Cafard, mais ni hémi, ni coléo, ni dipt, ni hyméno ou lépido (-ptères), pour autant.
Ce matin, en me levant, je n’ai pas retrouvé mon moral. Envolée ma bonne humeur habituelle. Si on était le soir, je pourrais invoqué le syndrome du dimanche. Mais nous ne sommes que le matin, et, en plus, désormais, tous les jours ressemblent au dimanche. Ça doit venir « d’aut’chose ». Pas grave. J’ai le remède miracle contre le moral à Berne, pardon en berne. Il est très simple. Vous choisissez un album de musique entrainante, qu’un chanteur généralement mort à commis par erreur, genre « les sardines » de Patrick Sébastien, vous l’écoutez en mettant le volume à fond et vous chantez dessus, très fort et très faux. En ce qui me concerne, la deuxième option est particulièrement simple, parce que naturelle. Normalement après deux ou trois daubes remixées à votre sauce, votre cerveau est complètement shooté et votre sourire, revenu, comme par magie.

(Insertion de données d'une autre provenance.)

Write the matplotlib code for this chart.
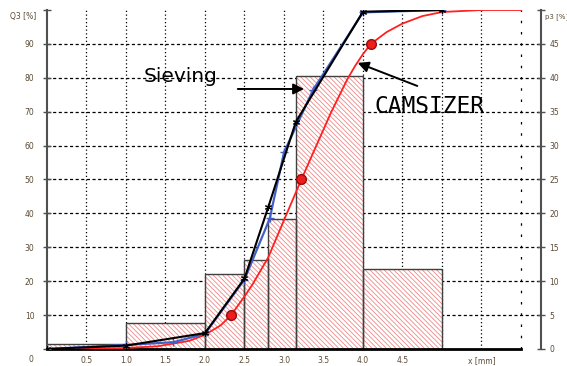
import numpy as np
import matplotlib
matplotlib.use("Agg")
import matplotlib.pyplot as plt

# sieve classes (mm) and density p3 (%)
edges = [0, 1.0, 2.0, 2.5, 2.8, 3.15, 4.0, 5.0]
p3 = [0.7, 3.9, 11.1, 13.1, 19.2, 40.2, 11.8]

# Q3 sieving (black)
sieve_x = [0, 1.0, 2.0, 2.5, 2.8, 3.15, 4.0, 5.0]
sieve_q = [0, 1.0, 4.7, 20.8, 41.8, 67.0, 99.5, 100]

# Q3 blue curve
blue_x = [0, 1.0, 1.6, 2.0, 2.5, 2.82, 3.0, 3.37, 4.0, 5.0]
blue_q = [0, 1.2, 2.0, 4.5, 20.5, 38.5, 58.0, 76.5, 99.3, 100]

# Q3 CAMSIZER (red)
cam_x = [0.2, 0.6, 1.0, 1.4, 1.8, 2.0, 2.2, 2.33, 2.5, 2.6, 2.8, 3.0, 3.22,
         3.4, 3.6, 3.8, 3.9, 4.0, 4.1, 4.3, 4.5, 4.75, 5.0, 5.5, 6.0]
cam_q = [0, 0.1, 0.3, 0.8, 2.4, 4.2, 7.0, 10, 15.5, 19, 27, 38, 50,
         59.5, 70, 79.5, 83.5, 87, 90, 93.5, 96, 98.2, 99.4, 100, 100]
# d10, d50, d90
dx = [2.33, 3.22, 4.1]
dq = [10, 50, 90]

xticks = [0.5, 1.0, 1.5, 2.0, 2.5, 3.0, 3.5, 4.0, 4.5]
grid_x = [0.5, 1.0, 1.5, 2.0, 2.5, 3.0, 3.5, 4.0, 4.5, 5.0, 5.5]

lab_col = '#5a4a35'
plt.rcParams['hatch.linewidth'] = 0.6

fig = plt.figure(figsize=(5.67, 3.66), dpi=100)
ax = fig.add_axes([47/567, 17/366, 494/567, 339/366])
ax2 = ax.twinx()

# grid + bars on the back axis
for gx in grid_x:
    ax2.axvline(gx, color='black', lw=0.9, ls=(0, (1, 2)), zorder=0)
ax2.axvline(6.0, color='black', lw=0.9, ls=(0, (2, 7)), zorder=0)
for gy in range(5, 50, 5):
    ax2.axhline(gy, color='black', lw=0.9, ls=(0, (2.5, 2)), zorder=0)

lefts = edges[:-1]
widths = np.diff(edges)
ax2.bar(lefts, p3, width=widths, align='edge', color='white',
        edgecolor='#f08888', lw=0, hatch='\\' * 7, zorder=2)
ax2.bar(lefts, p3, width=widths, align='edge', fill=False,
        edgecolor='#404040', lw=1.0, zorder=3)

ax2.set_ylim(0, 50)
ax2.set_yticks(range(0, 55, 5))
ax2.set_yticklabels([str(v) for v in range(0, 50, 5)] + [''])

# lines on the front axis
ax.set_zorder(ax2.get_zorder() + 1)
ax.patch.set_visible(False)
ax.plot(cam_x, cam_q, color='#ff2020', lw=1.3, zorder=3)
ax.plot(blue_x, blue_q, color='#4060c8', lw=1.6, marker='+', ms=6, mew=1, zorder=4)
ax.plot(sieve_x, sieve_q, color='black', lw=1.5, marker=(6, 2, 0), ms=5, mew=0.8, zorder=5)
ax.plot(dx, dq, 'o', color='#ee1c1c', mec='#901010', ms=7, zorder=6)

ax.set_xlim(0, 494/79)
ax.set_ylim(0, 100)
ax.set_xticks(xticks + [5.5])
ax.set_xticklabels([f'{v:.1f}' for v in xticks] + ['x [mm]'])
ax.set_yticks(range(0, 110, 10))
ax.set_yticklabels([''] + [str(v) for v in range(10, 100, 10)] + [''])
ax.text(-0.2, -3.2, '0', fontsize=5.5, color=lab_col, ha='center', va='center', clip_on=False)

for s in ['top', 'right']:
    ax.spines[s].set_visible(False)
for s in ['top', 'left', 'bottom']:
    ax2.spines[s].set_visible(False)
ax.spines['bottom'].set_bounds(0, 6)
ax.spines['bottom'].set_linewidth(2)
ax.spines['left'].set_color('#505050')
ax.spines['left'].set_linewidth(1.5)
ax2.spines['right'].set_color('#505050')
ax2.spines['right'].set_linewidth(1.5)

ax.tick_params(axis='x', length=0, pad=5, labelsize=5.5, labelcolor=lab_col)
ax.tick_params(axis='y', direction='inout', length=6, width=1, color='#505050',
               pad=6, labelsize=5.5, labelcolor=lab_col)
ax2.tick_params(axis='y', direction='inout', length=6, width=1, color='#505050',
                pad=3, labelsize=5.5, labelcolor=lab_col)

fig.text(10/567, 1 - 17/366, 'Q3 [%]', fontsize=5.5, color=lab_col, va='center')
fig.text(545/567, 1 - 17/366, 'p3 [%]', fontsize=5, color=lab_col, va='center')

ax.annotate('', xy=(3.29, 76.7), xytext=(2.38, 76.7),
            arrowprops=dict(arrowstyle='-|>', color='black', lw=1.4, mutation_scale=16))
ax.annotate('', xy=(3.9, 84.7), xytext=(4.72, 77.3),
            arrowprops=dict(arrowstyle='-|>', color='black', lw=1.4, mutation_scale=16))
ax.text(1.22, 78.8, 'Sieving', fontsize=14.5, family='DejaVu Sans', va='baseline')
ax.text(4.15, 69.6, 'CAMSIZER', fontsize=16.5, family='DejaVu Sans Mono', va='baseline')

fig.savefig('out.png', dpi=100)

Malgré le succès pourtant reconnu de cette méthode, aujourd’hui, j’en essaie une autre. Le silence. C’est complètement anormal dans mon chalet. Y a toujours une source sonore qui s’élève quelque part, dans pièce ou une autre.
Punaise, le silence, en fait, c’est envahissant !

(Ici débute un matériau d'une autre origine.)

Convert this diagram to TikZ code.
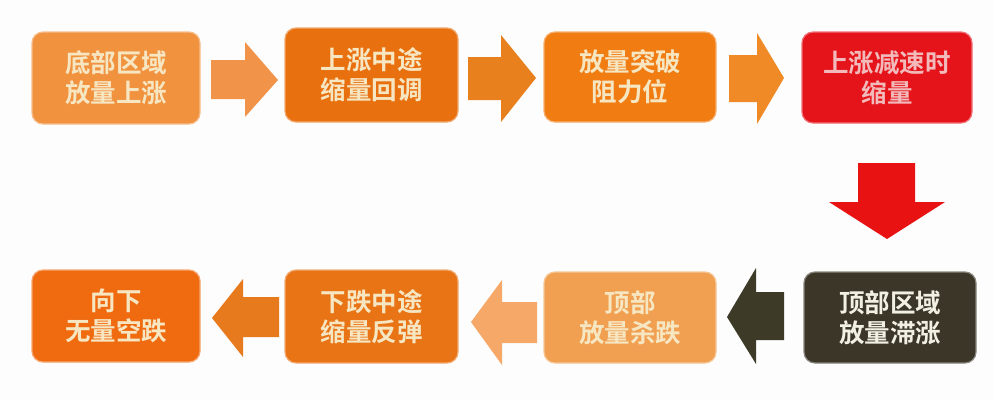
\documentclass[tikz,border=0pt]{standalone}
\usepackage{fontspec}
\newfontfamily\cjk{Noto Sans CJK SC}[BoldFont={* Bold}]
\definecolor{bgc}{HTML}{FDFDFD}
\definecolor{cA}{HTML}{F1923F}
\definecolor{cB}{HTML}{E8700F}
\definecolor{cC}{HTML}{F07C12}
\definecolor{cD}{HTML}{E5141B}
\definecolor{cE}{HTML}{3B3628}
\definecolor{cF}{HTML}{F0A050}
\definecolor{cG}{HTML}{E87416}
\definecolor{cH}{HTML}{F06A10}
\definecolor{aA}{HTML}{F1944A}
\definecolor{aB}{HTML}{E8801E}
\definecolor{aC}{HTML}{F08A26}
\definecolor{aD}{HTML}{E81212}
\definecolor{aE}{HTML}{3D3A28}
\definecolor{aF}{HTML}{F5A868}
\definecolor{aG}{HTML}{E87A1E}
\definecolor{txtY}{HTML}{F7E6C2}
\definecolor{txtP}{HTML}{F2BABA}
\definecolor{txtW}{HTML}{F2F0E2}
\begin{document}
\begin{tikzpicture}[x=1pt,y=-1pt,
  box/.style={rounded corners=11pt, inner sep=0pt, align=center,
    font=\cjk\bfseries\fontsize{25.5}{30}\selectfont, text=txtY},
  glow/.style={draw=#1!60!white, line width=1.2pt}]
\fill[bgc] (0,0) rectangle (994,400);
\useasboundingbox (0,0) rectangle (994,400);
% top row boxes
\node[box, fill=cA, glow=cA, minimum width=168pt, minimum height=92pt] (b1) at (116,78) {底部区域\\放量上涨};
\node[box, fill=cB, glow=cB, minimum width=173pt, minimum height=94pt] (b2) at (371.5,75) {上涨中途\\缩量回调};
\node[box, fill=cC, glow=cC, minimum width=172pt, minimum height=90pt] (b3) at (630,77) {放量突破\\阻力位};
\node[box, fill=cD, glow=cD, text=txtP, minimum width=170pt, minimum height=91pt] (b4) at (887,77.5) {上涨减速时\\缩量};
% bottom row boxes
\node[box, fill=cE, glow=cE, text=txtW, minimum width=172pt, minimum height=91pt] (b8) at (890,317.5) {顶部区域\\放量滞涨};
\node[box, fill=cF, glow=cF, minimum width=172pt, minimum height=91pt] (b7) at (630,317.5) {顶部\\放量杀跌};
\node[box, fill=cG, glow=cG, minimum width=173pt, minimum height=93pt] (b6) at (371.5,316.5) {下跌中途\\缩量反弹};
\node[box, fill=cH, glow=cH, minimum width=168pt, minimum height=92pt] (b5) at (116,316) {向下\\无量空跌};
% block arrows (top row, pointing right)
\fill[aA] (211,60) -- (245,60) -- (245,42) -- (278,80) -- (245,117) -- (245,99) -- (211,99) -- cycle;
\fill[aB] (468,57) -- (501,57) -- (501,35) -- (536,78) -- (501,122) -- (501,100) -- (468,100) -- cycle;
\fill[aC] (729,55) -- (757,55) -- (757,33) -- (784,78) -- (757,124) -- (757,102) -- (729,102) -- cycle;
% down arrow
\fill[aD] (858,163) -- (915,163) -- (915,202) -- (945,202) -- (887,239) -- (829,202) -- (858,202) -- cycle;
% bottom row arrows (pointing left)
\fill[aE] (784,292) -- (756,292) -- (756,268) -- (727,317) -- (756,364) -- (756,340) -- (784,340) -- cycle;
\fill[aF] (537,302) -- (502,302) -- (502,280) -- (471,322) -- (502,365) -- (502,343) -- (537,343) -- cycle;
\fill[aG] (279,297) -- (243,297) -- (243,279) -- (212,318) -- (243,357) -- (243,337) -- (279,337) -- cycle;
\end{tikzpicture}
\end{document}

Ça s’infiltre partout, ça remplit tout, c’est peut-être même contagieux ?
Après dix minutes d’immobilité, (certains appellent ça de la méditation) je suis apaisé, régénéré. En écho à ce mutisme (je ne sais pas si un mutisme peut faire écho), les chats, eux, se sont endormis. Sur place. Ketchup, perchée, sur le dossier du canapé, comme à son habitude, et Moutarde, les pattes en l’air, au beau milieu de la pièce. En fait, le silence, c’est une arme de destruction massive. Une sorte de « Taser » qui ne veut pas dire son nom.
Du coup, mon moral reparti à la hausse, comme les bourses (ah non, pas comme les bourses) je décide, à l’instar de notre courageux Conseil Fédéral, de redonner un tour de vis aux mesures déjà prises. Après l’obligatoire « lavage-rasage-habillage » matinal, après l’heure de lecture forcée, je décide d’imposer le quart d’heure de gymnastique « abdo-dorso-nuquo jambal ». En résumé, je déroule mon tapis de sol et je m’ébroue dessus, histoire de voir là où mon corps me fait le moins mal. Ketchup s’en fout, mais Moutarde adore l’idée. Elle veut participer à tous les exercices, au péril de sa jeune existence. Elle nargue un potentiel écrasement d’une dérobade rapide et souple, repousse d’un coup de patte doux mais ferme, ce pied trop envahissant, fronce ses sourcils face au fumet de cette haleine matinale encore non « Elmexée ». Ce n’est plus de la gym, c’est du « yoga-chat », variante « pousse-toi de là que je m’y mette ». Ça ressemble à rien, mais, ça aussi, ça me fait du bien.
Toujours sous l’emprise des endorphines produites par « les sardines », je décide d’enchainer avec l’impérieuse heure de lecture. L’idée du balcon reste acquise, mais depuis hier, le printemps « tout court » s’est mué en printemps suisse. Le ciel est désormais d’un gris pisseux, l’air très frais et la bise (déjà levée), pénétrante. J’opte pour la méthode « fumeurs de l’impossible », chaussettes chaudes, doudounes épaisse et bonnet enfoncé jusqu’aux lobes des oreilles. Trois chapitres supplémentaires de « l’Abominable » passent de ma liseuse vers un lobe perdu, quelque part au fond de mon cerveau. J’ai un peu froid, mais je me sens, une fois encore, bien.
Demain est un autre jour. Comme tous les jours, en principe. Oui, mais demain je retourne au travail. Enfin, au bureau. Enfin…. à la table d’à côté.
PS. Il existe une autre mesure de contrainte, non explicite, mais que vous avez désormais la chance (ou pas) de lire chaque jour de confinement qui passe, c’est l’écriture de cette chronique. Et ça non plus, ça n’a pas de prix. En tout cas pour celui qui l’écrit.